Organization design is deciding first what is the purpose of the car that you are about to design e.g. is it to cross the desert? Is it to win a Formula 1 race? Is it to transport two adults and three children to a party? Then designing and delivering a car that is fit for that purpose.
Organization development is about keeping that vehicle in the condition necessary to achieve the purpose e.g. using the right fuel, having it serviced regularly, teaching the driver how to drive it to maximize its performance, and so on.
Clearly this is not a perfect analogy as an organization is in a constant state of flux unlike the vehicle but it does serve an illustrative purpose and it's one that people can grasp instantly. Another analogy I use is of the human body. The underpinning 'design' of the human body is a given – skeleton, cardio-vascular system, etc. But keeping the human body fit and healthy is the development aspect: nutrition, exercise, learning, managing stress, and so on. This analogy works as the human body is adaptive to things but the underpinning design is not necessarily affected in the adaptation process (apart from aging). Note that when I use the human body analogy I don't enter the territory of what the 'purpose' of it is or conjecture on the original 'designer'!
One of the participants in the room was a Head of Organization Development but he was satisfied with the way the analogy worked. (Another long debate avoided!).
Standard definitions of Organization Development exist for example:
"Organization development is a system-wide application of behavioral science knowledge to the planned development and reinforcement of organizational strategies, structures, and processes for improving an organization's effectiveness."
Cummings and Worley, Organization Development and Change, Sixth Edition, South-Western Publishing, 1997.
OD is collaborating with organizational leaders and their groups to create systemic change on behalf of root-cause problem-solving toward improving productivity and employee satisfaction through strengthening the human processes through which they get their work done.
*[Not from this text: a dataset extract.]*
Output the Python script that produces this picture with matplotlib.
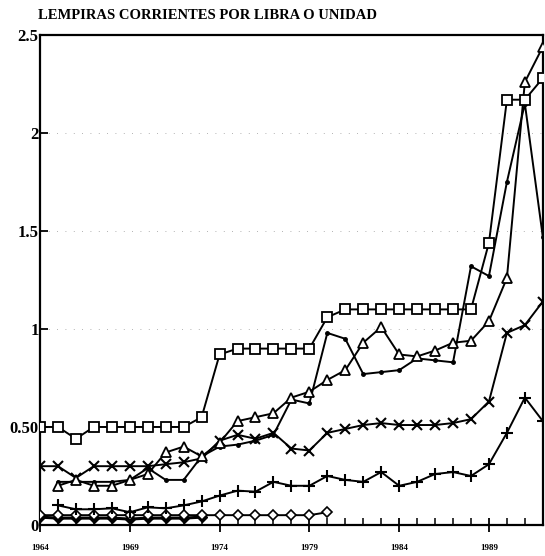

Michael Broom, Human Systems
It is the systematic application of behavioral science principles and practices to understand how people and organizations function and how to get them to function better within a clear value base. It is shamelessly humanistic and has strong value drivers. Linda Holbeche, Organization Development – What's in a name?
OD is the activities engaged in by stakeholders in order to build and maintain the health of an organization as a total system. It is characterized by a focus on behavioral processes and humanistic values. It seeks to develop problem solving ability and explore opportunities for growth. Roffey Park
And the definition I use for organization design is: Organization design is arranging how to do the work necessary to achieve a business purpose and strategy. (The resulting configuration is the organization's design)
Notice that the organization design definition does not mention people or behaviors while the organization development definitions are all about these. This doesn't mean that they are neatly boxed into different packages. In most cases you can't do design work without doing development work, and vice versa. But the focus of attention is different depending on what the business purpose of the project is. I like the concepts of development relating to the informal (tacit) aspects of the organization and design relating to the formal (explicit) aspects of the organization.
A complicating factor is sometimes the question 'Where does change management fit into these?' Clearly both organization design and organization development involve change and I am skeptical about whether it can be 'managed'. But again, both organization design and organization development involve change, so I steer clear of labeling a project specifically a 'change management project'.